Traditionally, the measurement of urban quality and quality of life in urban spaces has used sociodemographic and economic characteristics such as crime rates and income levels, survey data of urbanites’ perception and valued attributes of the urban environment, or image datasets describing the urban space and its socioeconomic qualities. The growing availability of street view images presents new prospects in identifying urban features, Lee said, but the reliability and consistency of these methods across different locations and time remains largely unexplored.
In their study, Lee and Vallebueno used the YOLOv5 model (a form of artificial intelligence that can detect objects) to detect eight object classes that indicate urban decay or contribute to an unsightly urban space — things like potholes, graffiti, garbage, tents, barred or broken windows, discolored or dilapidated façades, weeds and utility markings. They focused on three cities: San Francisco, Mexico City and South Bend, Indiana.

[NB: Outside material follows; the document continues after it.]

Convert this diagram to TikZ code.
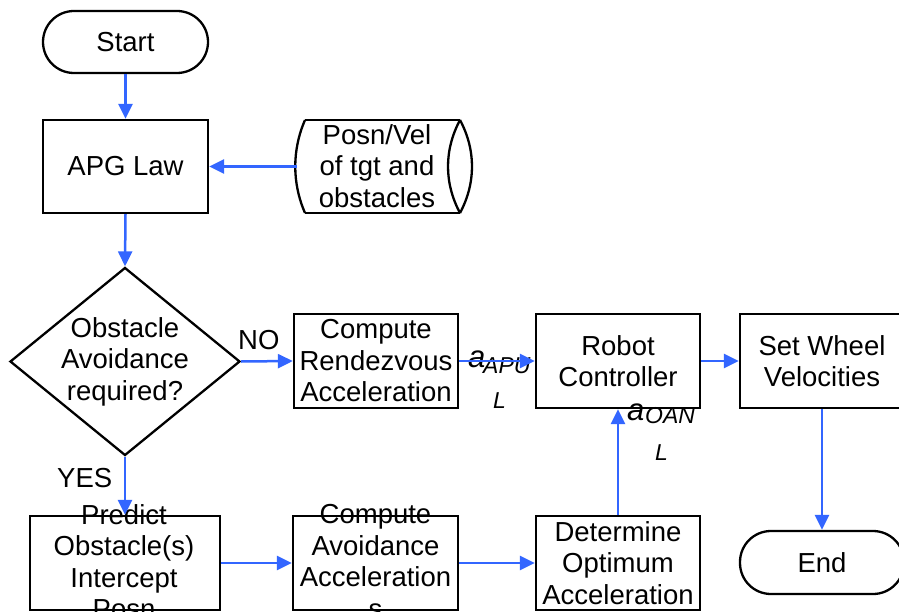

They chose neighborhoods in these cities based on factors including urban diversity, stages of urban decay and the authors’ familiarity with the cities.
Using comparative data, they evaluated their method in three contexts: homelessness in the Tenderloin District of San Francisco between 2009 and 2021, a set of small-scale housing projects carried out in 2017 through 2019 in a subset of Mexico City neighborhoods, and the western neighborhoods of South Bend in the 2011 through 2019 period — a part of the city that had been declining for decades but also saw urban revival initiatives.
Researchers found that the trained model could adequately detect the objects it sought across different cities and neighborhoods, and did especially well where there are denser populations, such as San Francisco.
For instance, the maps allowed researchers to assess the temporal and geographic variation in homelessness in the San Francisco area, an issue that has grown over the years.
The model struggled in the more suburban area of South Bend, according to Lee, demonstrating a need to tweak the model and the types of objects identified in less dense populations. In addition, the researchers found there is still a risk for bias that should be addressed.
“Our findings indicate that trained models such as ours are capable of detecting the incidences of decay across different neighborhoods and cities, highlighting the potential of this approach to be scaled in order to track urban quality and change for urban centers across the U.S. and cities in other countries where street view imagery is available,” he said.
Lee said the model has potential to provide valuable information using data that can be collected in a more efficient way compared to using coarser, traditional economic data sources, and that it could be a valuable and timely tool for the government, nongovernmental organizations and the public.
“We found that our approach can employ machine learning to effectively track urban quality and change across multiple cities and urban areas,” Lee said. “This type of data could then be used to inform urban policy and planning and the social issues that are impacted by urbanization, including homelessness.”